As a working factory, La Aurora was equipped with cylinders, spindles, and looms to process the bales of raw cotton that arrived from the areas of La Laguna in the center part of Mexico and from the states of Sinaloa and Sonora. The process of cleaning, ginning, carding, and spinning the raw fiber into a yarn or thread was all done on the premises. The final product manta, unbleached muslin woven from the thread, was sold throughout Mexico. Some special grades of thread were spun specifically for use in the making of "rebozos". By the 1970's, production also included heavy canvas used in making tennis shoes.
The first looms and spindles were imported from England in the early 20th century. By the mid-l950's, most of the English machinery was replaced with later models from Germany and Switzerland. Being able to maintain this imported machinery was essential to production. La Aurora had an on-site forge, a mechanics shop, and a carpentry shop. In addition, there were storage spaces filled from floor to ceiling with replacement parts.
Generations of San Miguelenses have worked in the factory since 1932. At the time of its closing, La Aurora was the largest employer in San Miguel with a work force of over 300, and it had become an integral part of the daily lives of its workers and the San Miguel community. Sports, music, and participation in local celebrations were all a part of the Aurora trademark. For many years, San Miguel families would arrive to the factory grounds on Sunday with their picnic lunches to listen to the Aurora band that was set up under a kiosk in the garden. The Aurora also sponsored a soccer team and a baseball team. In addition, there were many observances of San Miguel traditions such as the Mass on December 12 to honor the Virgin of Guadalupe. An altar was arranged inside the factory, and a local priest came to deliver the Mass.
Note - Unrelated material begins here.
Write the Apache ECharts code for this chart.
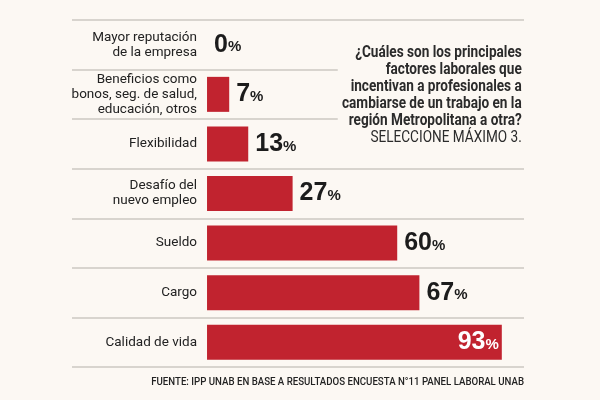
<!DOCTYPE html>
<html>
<head>
<meta charset="utf-8">
<script src="https://cdn.jsdelivr.net/npm/echarts@6/dist/echarts.min.js"></script>
<style>
  html, body { margin: 0; background: #fcf8f3; }
  #chart { width: 600px; height: 400px; }
</style>
</head>
<body>
<div id="chart"></div>
<script>
// datos
const categories = [
  'Mayor reputación\nde la empresa',
  'Beneficios como\nbonos, seg. de salud,\neducación, otros',
  'Flexibilidad',
  'Desafío del\nnuevo empleo',
  'Sueldo',
  'Cargo',
  'Calidad de vida'
]
const values = [0, 7, 13, 27, 60, 67, 93]
const questionLines = [
  '¿Cuáles son los principales',
  'factores laborales que',
  'incentivan a profesionales a',
  'cambiarse de un trabajo en la',
  'región Metropolitana a otra?'
]
const questionNote = 'SELECCIONE MÁXIMO 3.'
const sourceText = 'FUENTE: IPP UNAB EN BASE A RESULTADOS ENCUESTA N°11 PANEL LABORAL UNAB'

const bg = '#fcf8f3'
const chart = echarts.init(document.getElementById('chart'))

const option = {
  backgroundColor: bg,
  grid: { left: 72, right: 76, top: 20, bottom: 33 },
  xAxis: {
    type: 'value',
    min: -42.6,
    max: 100,
    show: false
  },
  yAxis: {
    type: 'category',
    inverse: true,
    data: categories,
    offset: -135,
    axisLine: { show: false },
    axisTick: { show: false },
    splitLine: { show: true, lineStyle: { color: '#cdc8c2', width: 1.5 } },
    axisLabel: {
      margin: 10,
      fontFamily: 'Roboto, sans-serif',
      fontSize: 13.5,
      lineHeight: 15,
      color: '#222',
      align: 'right'
    }
  },
  series: [
    {
      type: 'bar',
      barWidth: 35,
      itemStyle: { color: '#c1232f' },
      label: {
        show: true,
        position: 'right',
        distance: 7,
        formatter: p => '{n|' + p.value + '}{p|%}',
        rich: {
          n: { fontFamily: '"Liberation Sans", sans-serif', fontSize: 25, fontWeight: 'bold', color: '#1c1c1c' },
          p: { fontFamily: '"Liberation Sans", sans-serif', fontSize: 15, fontWeight: 'bold', color: '#1c1c1c', padding: [5, 0, 0, 0] }
        }
      },
      data: values.map(v => v > 90 ? {
        value: v,
        label: {
          position: 'insideRight',
          distance: 3,
          rich: {
            n: { color: '#fff' },
            p: { color: '#fff' }
          }
        }
      } : v)
    }
  ],
  graphic: [
    {
      type: 'text',
      x: 526,
      y: 39,
      scaleX: 0.85,
      z: 10,
      style: {
        text: questionLines.map(l => '{b|' + l + '}').join('\n') + '\n{n|' + questionNote + '}',
        align: 'right',
        verticalAlign: 'top',
        backgroundColor: bg,
        padding: [5, 5, 5, 5],
        rich: {
          b: { fontFamily: 'Roboto, sans-serif', fontSize: 16, fontWeight: 'bold', fill: '#2b2b2b', lineHeight: 17, align: 'right' },
          n: { fontFamily: 'Roboto, sans-serif', fontSize: 16, fill: '#2b2b2b', lineHeight: 17, align: 'right' }
        }
      }
    },
    {
      type: 'text',
      x: 524,
      y: 382,
      scaleX: 0.92,
      style: {
        text: sourceText,
        align: 'right',
        verticalAlign: 'middle',
        font: '500 10.5px Roboto, sans-serif',
        fill: '#222'
      }
    }
  ]
}

chart.setOption(option)
</script>
</body>
</html>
La Aurora also set tradition. The "Alborada" which celebrates the patron saint of San Miguel was instituted by the factory workers. On the designated September weekend, a special band of musicians contracted by the workers arrived by train. A cannon made in the factory forge especially for this event was loaded onto a wagon and prepared to fire. Then, in the predawn hours, the procession of workers and their families carrying the image of the patron saint was accompanied by the musicians and the Aurora cannon from La Colonia Aurora to the Parroquia. The "Alborada" has changed in many aspects today, but the procession marking the beginning of the feast day celebration still departs from the oldest neighborhood in the city, La Colonia Aurora.
Free trade agreements brought many changes to the Mexican textile industry and La Aurora was not an exception. Cotton imports began flooding the market and domestic production was greatly affected. As a result, the steam generated whistle which signaled the start and finish of each shift and was a notable sound in San Miguel for almost 90 years blew for the last time on March 11, l991.
La Aurora Today
In 2001, the owners of the Aurora decided to allow imagination to fuel the rebirth of this old historical building as a project at the vanguard.
Among old textile machines and hydrolic turbines, the large warehouses that housed spinning machines, cotton and maintenance equipment have been transformed into galleries with contemporary art, furniture and interior design stores, antiques and jewelry, linens and accessories, restaurants, and working artist studios.
Here, globally recognized artists have found a place to develop their creativity and exhibit their works. Large walls, plenty of natural light, and inviting open spaces create the perfect environment for artistic inspiration.